**WHAT TO DO:** Without the pictures, repeat the listing character for character.
· · ·
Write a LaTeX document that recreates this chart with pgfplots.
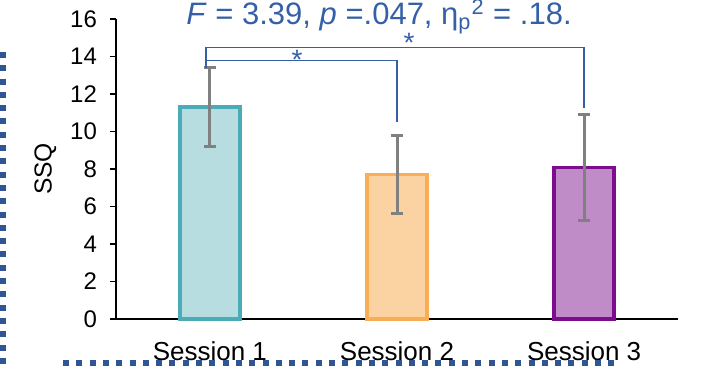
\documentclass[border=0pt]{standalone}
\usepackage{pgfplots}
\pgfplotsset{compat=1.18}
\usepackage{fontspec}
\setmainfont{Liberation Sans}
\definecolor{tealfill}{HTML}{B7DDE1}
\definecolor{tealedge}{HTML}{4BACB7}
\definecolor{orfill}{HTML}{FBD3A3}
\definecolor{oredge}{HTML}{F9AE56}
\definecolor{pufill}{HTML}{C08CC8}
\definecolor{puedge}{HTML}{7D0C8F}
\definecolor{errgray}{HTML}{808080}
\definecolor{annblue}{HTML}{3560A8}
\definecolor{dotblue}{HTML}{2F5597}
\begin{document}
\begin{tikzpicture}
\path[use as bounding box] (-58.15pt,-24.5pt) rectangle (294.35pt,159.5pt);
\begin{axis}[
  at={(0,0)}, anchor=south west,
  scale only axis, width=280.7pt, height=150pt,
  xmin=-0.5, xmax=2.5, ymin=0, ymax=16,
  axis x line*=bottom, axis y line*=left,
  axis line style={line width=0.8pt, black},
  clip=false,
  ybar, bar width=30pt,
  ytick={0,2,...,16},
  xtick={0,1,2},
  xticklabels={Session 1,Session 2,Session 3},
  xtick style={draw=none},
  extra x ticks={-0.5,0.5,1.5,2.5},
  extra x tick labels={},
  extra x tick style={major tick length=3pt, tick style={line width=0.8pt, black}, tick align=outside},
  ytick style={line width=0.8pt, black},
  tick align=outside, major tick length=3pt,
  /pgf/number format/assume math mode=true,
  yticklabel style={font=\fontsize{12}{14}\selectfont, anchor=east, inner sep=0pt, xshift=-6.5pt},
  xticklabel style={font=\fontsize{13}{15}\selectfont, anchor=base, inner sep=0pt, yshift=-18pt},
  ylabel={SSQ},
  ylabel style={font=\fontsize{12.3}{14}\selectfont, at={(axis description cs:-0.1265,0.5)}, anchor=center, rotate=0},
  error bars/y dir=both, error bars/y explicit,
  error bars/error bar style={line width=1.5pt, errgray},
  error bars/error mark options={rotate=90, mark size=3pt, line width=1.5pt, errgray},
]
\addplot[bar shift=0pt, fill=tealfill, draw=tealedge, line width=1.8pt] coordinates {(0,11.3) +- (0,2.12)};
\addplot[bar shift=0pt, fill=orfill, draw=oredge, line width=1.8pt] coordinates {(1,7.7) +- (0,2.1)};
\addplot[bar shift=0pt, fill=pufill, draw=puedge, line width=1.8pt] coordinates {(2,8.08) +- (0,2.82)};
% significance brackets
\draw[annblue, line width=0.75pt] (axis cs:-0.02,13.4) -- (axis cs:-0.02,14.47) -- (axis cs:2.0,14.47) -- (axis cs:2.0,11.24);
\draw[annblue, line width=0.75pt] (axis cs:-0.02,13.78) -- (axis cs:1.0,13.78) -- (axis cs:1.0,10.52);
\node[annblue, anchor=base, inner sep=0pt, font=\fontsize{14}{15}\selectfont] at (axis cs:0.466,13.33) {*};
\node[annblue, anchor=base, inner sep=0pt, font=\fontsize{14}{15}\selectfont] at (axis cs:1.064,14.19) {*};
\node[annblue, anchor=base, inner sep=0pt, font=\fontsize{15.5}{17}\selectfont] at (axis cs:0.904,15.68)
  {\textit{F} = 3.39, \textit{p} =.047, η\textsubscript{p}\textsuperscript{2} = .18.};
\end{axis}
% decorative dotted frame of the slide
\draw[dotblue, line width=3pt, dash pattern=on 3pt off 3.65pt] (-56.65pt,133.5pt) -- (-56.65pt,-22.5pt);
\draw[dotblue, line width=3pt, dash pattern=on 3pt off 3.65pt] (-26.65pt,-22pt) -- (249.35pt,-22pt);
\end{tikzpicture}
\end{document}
· · ·
**REPLY TO THE TASK:**
Write a LaTeX document that recreates this chart with pgfplots.
\documentclass[border=0pt]{standalone}
\usepackage{pgfplots}
\pgfplotsset{compat=1.18}
\usepackage{fontspec}
\setmainfont{Liberation Sans}
\definecolor{tealfill}{HTML}{B7DDE1}
\definecolor{tealedge}{HTML}{4BACB7}
\definecolor{orfill}{HTML}{FBD3A3}
\definecolor{oredge}{HTML}{F9AE56}
\definecolor{pufill}{HTML}{C08CC8}
\definecolor{puedge}{HTML}{7D0C8F}
\definecolor{errgray}{HTML}{808080}
\definecolor{annblue}{HTML}{3560A8}
\definecolor{dotblue}{HTML}{2F5597}
\begin{document}
\begin{tikzpicture}
\path[use as bounding box] (-58.15pt,-24.5pt) rectangle (294.35pt,159.5pt);
\begin{axis}[
  at={(0,0)}, anchor=south west,
  scale only axis, width=280.7pt, height=150pt,
  xmin=-0.5, xmax=2.5, ymin=0, ymax=16,
  axis x line*=bottom, axis y line*=left,
  axis line style={line width=0.8pt, black},
  clip=false,
  ybar, bar width=30pt,
  ytick={0,2,...,16},
  xtick={0,1,2},
  xticklabels={Session 1,Session 2,Session 3},
  xtick style={draw=none},
  extra x ticks={-0.5,0.5,1.5,2.5},
  extra x tick labels={},
  extra x tick style={major tick length=3pt, tick style={line width=0.8pt, black}, tick align=outside},
  ytick style={line width=0.8pt, black},
  tick align=outside, major tick length=3pt,
  /pgf/number format/assume math mode=true,
  yticklabel style={font=\fontsize{12}{14}\selectfont, anchor=east, inner sep=0pt, xshift=-6.5pt},
  xticklabel style={font=\fontsize{13}{15}\selectfont, anchor=base, inner sep=0pt, yshift=-18pt},
  ylabel={SSQ},
  ylabel style={font=\fontsize{12.3}{14}\selectfont, at={(axis description cs:-0.1265,0.5)}, anchor=center, rotate=0},
  error bars/y dir=both, error bars/y explicit,
  error bars/error bar style={line width=1.5pt, errgray},
  error bars/error mark options={rotate=90, mark size=3pt, line width=1.5pt, errgray},
]
\addplot[bar shift=0pt, fill=tealfill, draw=tealedge, line width=1.8pt] coordinates {(0,11.3) +- (0,2.12)};
\addplot[bar shift=0pt, fill=orfill, draw=oredge, line width=1.8pt] coordinates {(1,7.7) +- (0,2.1)};
\addplot[bar shift=0pt, fill=pufill, draw=puedge, line width=1.8pt] coordinates {(2,8.08) +- (0,2.82)};
% significance brackets
\draw[annblue, line width=0.75pt] (axis cs:-0.02,13.4) -- (axis cs:-0.02,14.47) -- (axis cs:2.0,14.47) -- (axis cs:2.0,11.24);
\draw[annblue, line width=0.75pt] (axis cs:-0.02,13.78) -- (axis cs:1.0,13.78) -- (axis cs:1.0,10.52);
\node[annblue, anchor=base, inner sep=0pt, font=\fontsize{14}{15}\selectfont] at (axis cs:0.466,13.33) {*};
\node[annblue, anchor=base, inner sep=0pt, font=\fontsize{14}{15}\selectfont] at (axis cs:1.064,14.19) {*};
\node[annblue, anchor=base, inner sep=0pt, font=\fontsize{15.5}{17}\selectfont] at (axis cs:0.904,15.68)
  {\textit{F} = 3.39, \textit{p} =.047, η\textsubscript{p}\textsuperscript{2} = .18.};
\end{axis}
% decorative dotted frame of the slide
\draw[dotblue, line width=3pt, dash pattern=on 3pt off 3.65pt] (-56.65pt,133.5pt) -- (-56.65pt,-22.5pt);
\draw[dotblue, line width=3pt, dash pattern=on 3pt off 3.65pt] (-26.65pt,-22pt) -- (249.35pt,-22pt);
\end{tikzpicture}
\end{document}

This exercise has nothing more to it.